Economists Are at a Loss
The toolbox of classical economics is inadequate for our time, and our antiquated thinking is driving us even deeper into the current crisis. Clearly, this must be changed, as Joseph Stiglitz, Nobel Prize laureate in economics, said in a lecture at the 4th Meeting of Economic Sciences at Lindau, “The standard macroeconomic models have failed by all the most important tests of scientific theory. They did not predict that the financial crisis would happen; and when it did, they understated its effects.” [2]
We need to adapt ourselves and the nature of our relations to the qualities of our connections in the global-integral system. By continuing to develop behavioral economics, we are taking a step in the right direction—just as the economy has become global, so have our social relations. This is why ego-based relations do not work anymore. We must learn the qualities required of relationships in the new world. This will not only bring us into balance with the global-integral world, but will enable us to understand and welcome the changes that social and economic systems must undergo.
The change is inevitable; it cannot be stopped. The more we deny it, the more we will experience the change as a crisis. But if instead we come to grasp the meaning of the change and make the necessary changes, feelings of distress will give way to hope and prosperity, and to harmony and peace, both among each other and between humanity and Nature.

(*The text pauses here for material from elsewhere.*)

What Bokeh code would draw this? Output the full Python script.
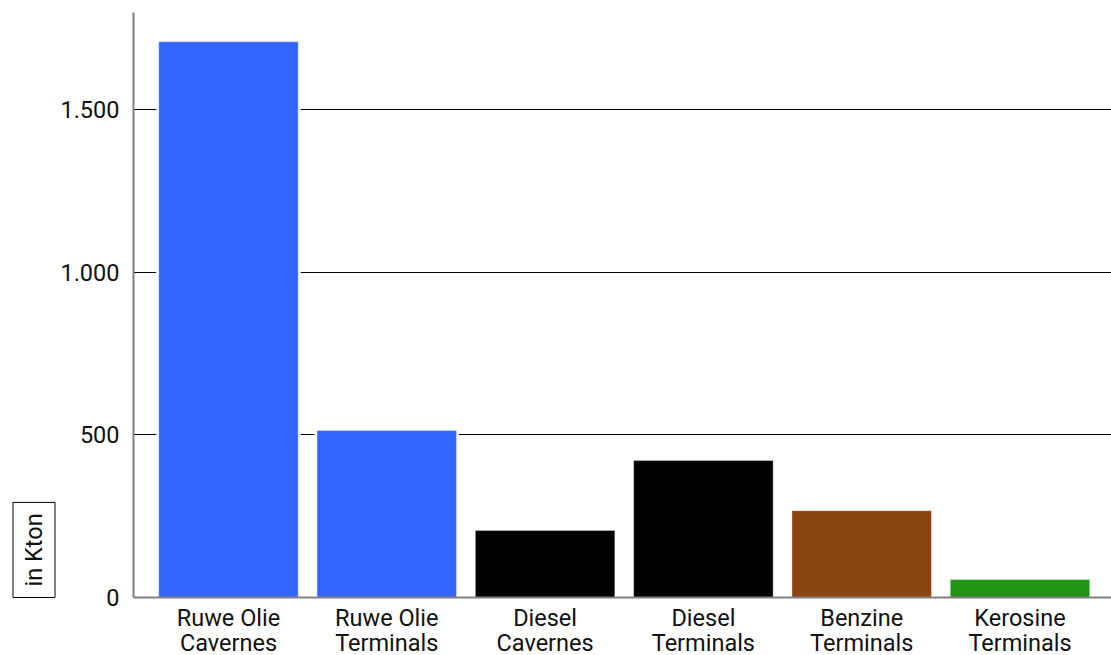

Therefore, all that needs to change is the nature of our interrelations. If we commit to a new social and economic treaty, a global and integral one, with mutual guarantee among us, we will be able to begin transforming the existing economic paradigm, and that of every system of life humanity has built. Such a change is possible only through broad education and information. This will create an empathetic environment that nurtures the values of mutual guarantee and stresses its advantages. Only such an evolutionary process will guarantee a stable, efficient economy that provides harmonious, balanced, and sustainable living for all.